Anche nei salotti televisivi italiani per forza di cose il dibattito sull’armamento dell’Ucraina è in primo piano. Durante una puntata di Otto e mezzo, Jasmine Cristallo del Movimento delle Sardine ha dichiarato: “Questo approccio militarista e interventista sta portando a un bagno di sangue”. La giornalista ucraina Iryna Matviyishyn, che si occupa di diritti umani, le ha risposto sia in diretta che successivamente su Twitter, criticando la narrazione per cui si debbano attendere le vie diplomatiche lasciando nel frattempo gli ucraini a difendersi con armamenti e munizioni sempre più scarsi: “L’argomento troviamo soluzioni, parliamo non è solo ingenuo, è fatale per l’Ucraina, motivo per cui tanti civili sono già stati uccisi”. 

Il punto, come tutti sappiamo, è che l’Ucraina non è parte né della Nato né dell’Unione europea, e quindi quando è avvenuta l’invasione non c’erano accordi che ne garantissero il sostegno militare. Tra gli ospiti di Gruber c’era anche il giornalista Paolo Mieli, che già aveva pubblicato un editoriale sul Corriere della Sera contro quelli che ha definito “pacifisti cinici”. Mieli ha paragonato le posizioni di Cristallo a quelle di Salvini, esponendo la sua versione sulla resistenza ucraina, che ha poi approfondito in un’intervista all’Huffington Post: “La libertà vale più delle bollette. Se noi italiani fossimo invasi ci accorderemmo con l’invasore”. Il problema è che la fine della guerra rischia di avere un prezzo molto pesante per l’Ucraina.

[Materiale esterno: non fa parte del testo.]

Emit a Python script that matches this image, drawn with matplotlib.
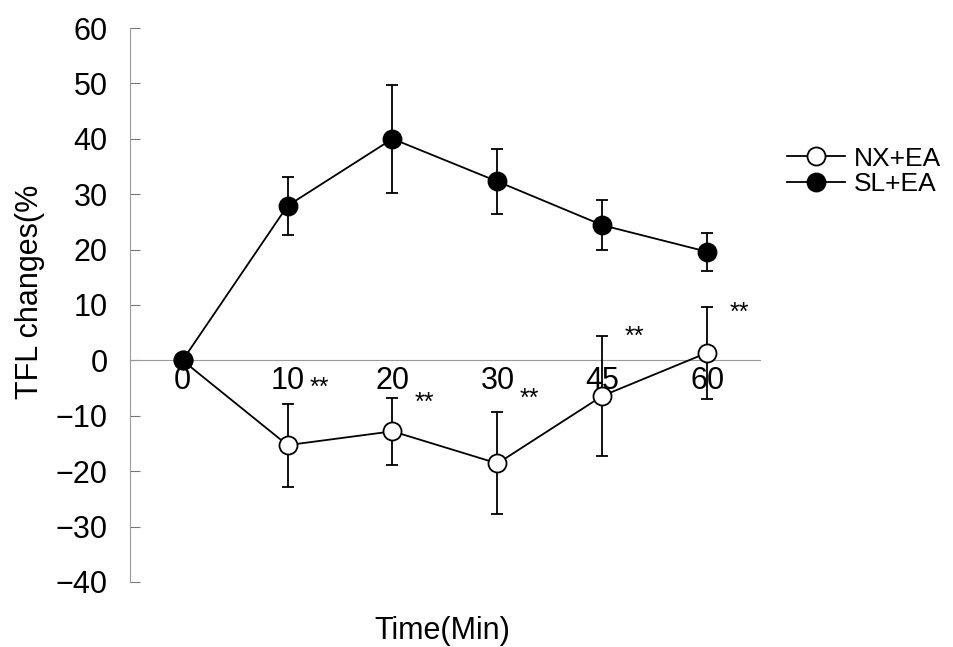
import matplotlib
matplotlib.use('Agg')
import matplotlib.pyplot as plt
from matplotlib.lines import Line2D
import numpy as np

plt.rcParams['font.family'] = ['Liberation Sans', 'DejaVu Sans']

# data
times = ['0', '10', '20', '30', '45', '60']
nx_mean = [0, -15.3, -12.8, -18.6, -6.4, 1.4]
nx_err = [0, 7.5, 6.0, 9.2, 10.8, 8.3]
sl_mean = [0, 27.9, 40.0, 32.3, 24.4, 19.6]
sl_err = [0, 5.2, 9.8, 5.9, 4.5, 3.4]
# significance marks: (category index, y value)
sig_x = [1, 2, 3, 4, 5]
sig_y = [-5.0, -7.6, -6.9, 4.2, 8.5]

fig = plt.figure(figsize=(9.54, 6.47), dpi=100)
ax = fig.add_axes([0.1363, 0.1005, 0.6603, 0.8562])

x = np.arange(len(times))

ax.errorbar(x, nx_mean, yerr=nx_err, color='black', lw=1.3, elinewidth=1.3,
            capsize=4.5, capthick=1.3, marker='o', markersize=13,
            markerfacecolor='white', markeredgecolor='black', markeredgewidth=1.3,
            zorder=3)
ax.errorbar(x, sl_mean, yerr=sl_err, color='black', lw=1.3, elinewidth=1.3,
            capsize=4.5, capthick=1.3, marker='o', markersize=13,
            markerfacecolor='black', markeredgecolor='black', markeredgewidth=1.3,
            zorder=4)

for xi, yi in zip(sig_x, sig_y):
    ax.text(xi + 0.3, yi, '**', fontsize=18, ha='center', va='center')

ax.set_xlim(-0.5, 5.5)
ax.set_ylim(-40, 60)
ax.set_yticks(np.arange(-40, 61, 10))
ax.set_yticklabels([str(v).replace('-', '\u2212') for v in range(-40, 61, 10)])
ax.set_xticks(x)
ax.set_xticklabels(times)

for s in ['top', 'right']:
    ax.spines[s].set_visible(False)
ax.spines['bottom'].set_position(('data', 0))
ax.spines['bottom'].set_color('#999999')
ax.spines['bottom'].set_linewidth(0.8)
ax.spines['left'].set_color('#999999')
ax.spines['left'].set_linewidth(0.8)

ax.tick_params(axis='y', direction='in', length=7, width=0.8, color='#777777',
               pad=16, labelsize=22)
ax.tick_params(axis='x', length=0, pad=4, labelsize=22)

ax.set_ylabel('TFL changes(%', fontsize=22)
ax.yaxis.set_label_coords(-0.135, 0.523)
ax.set_xlabel('Time(Min)', fontsize=22)
ax.xaxis.set_label_coords(0.495, -0.062)

handles = [
    Line2D([], [], color='black', lw=1.3, marker='o', markersize=13,
           markerfacecolor='white', markeredgecolor='black', markeredgewidth=1.3),
    Line2D([], [], color='black', lw=1.3, marker='o', markersize=13,
           markerfacecolor='black', markeredgecolor='black', markeredgewidth=1.3),
]
fig.legend(handles, ['NX+EA', 'SL+EA'], loc='upper left',
           bbox_to_anchor=(0.8, 0.81), frameon=False,
           fontsize=19, handlelength=2.2, handletextpad=0.35, labelspacing=0.05)

fig.savefig('out.png', dpi=100, facecolor='white')
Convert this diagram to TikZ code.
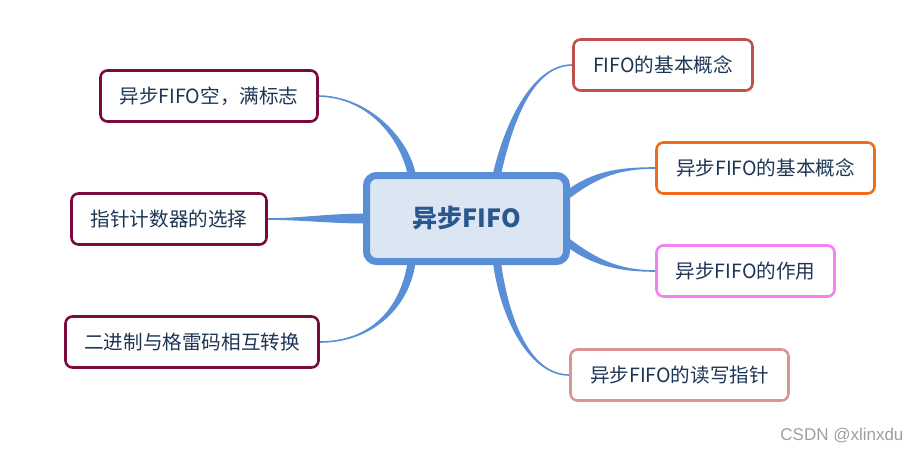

Siamo peraltro nel bel mezzo di un paradosso: l’Italia, nel 2015, sotto il governo Renzi, ha venduto 94 blindati Lince alla Russia, guadagnando 25 milioni di Euro. La nostra nazione inoltre vende armi all’estero per circa 4 miliardi di euro l’anno, e anche a nazioni a noi ostili. Si parla dei rapporti internazionali incrinati dopo il caso Regeni, ma l’Egitto resta il principale acquirente delle nostre armi. Armiamo anche l’Arabia Saudita, che non è di certo la patria dei diritti umani.

È necessario comprendere come il pacifismo debba essere inteso come un valore centrale di un pensiero individuale e politico onnicomprensivo, non presente solo quando ci può fare comodo. Filippo Turati, il padre del socialismo italiano, fu un fervente pacifista, si scagliò contro gli interventisti durante la grande guerra, ma in seguito alla disfatta di Caporetto, nel 1917, riconobbe come a volte fosse inevitabile combattere una guerra per difendere la popolazione. Per questa posizione fu aspramente criticato da Lenin, che lo definì un “socialsciovinista”, ma c’è una netta differenza tra una resistenza e un’aggressione, tra una dichiarazione di guerra e il tentativo di difendersi di un popolo.

Di volta in volta, nella Storia bisogna fare una selezione in base alle caratteristiche dei singoli avvenimenti. Non possiamo permetterci di avallare le pretese di Putin e di qualsiasi autocrate che persegue il credo della guerra e della distruzione. Non smetteremo di essere pacifisti aiutando una nazione in difficoltà e se non capiamo la differenza tra armi di difesa e armi d’attacco saremo probabilmente destinati a soccombere di fronte ai signori della guerra, quelli che ci sono stati, ci sono e ci saranno sempre.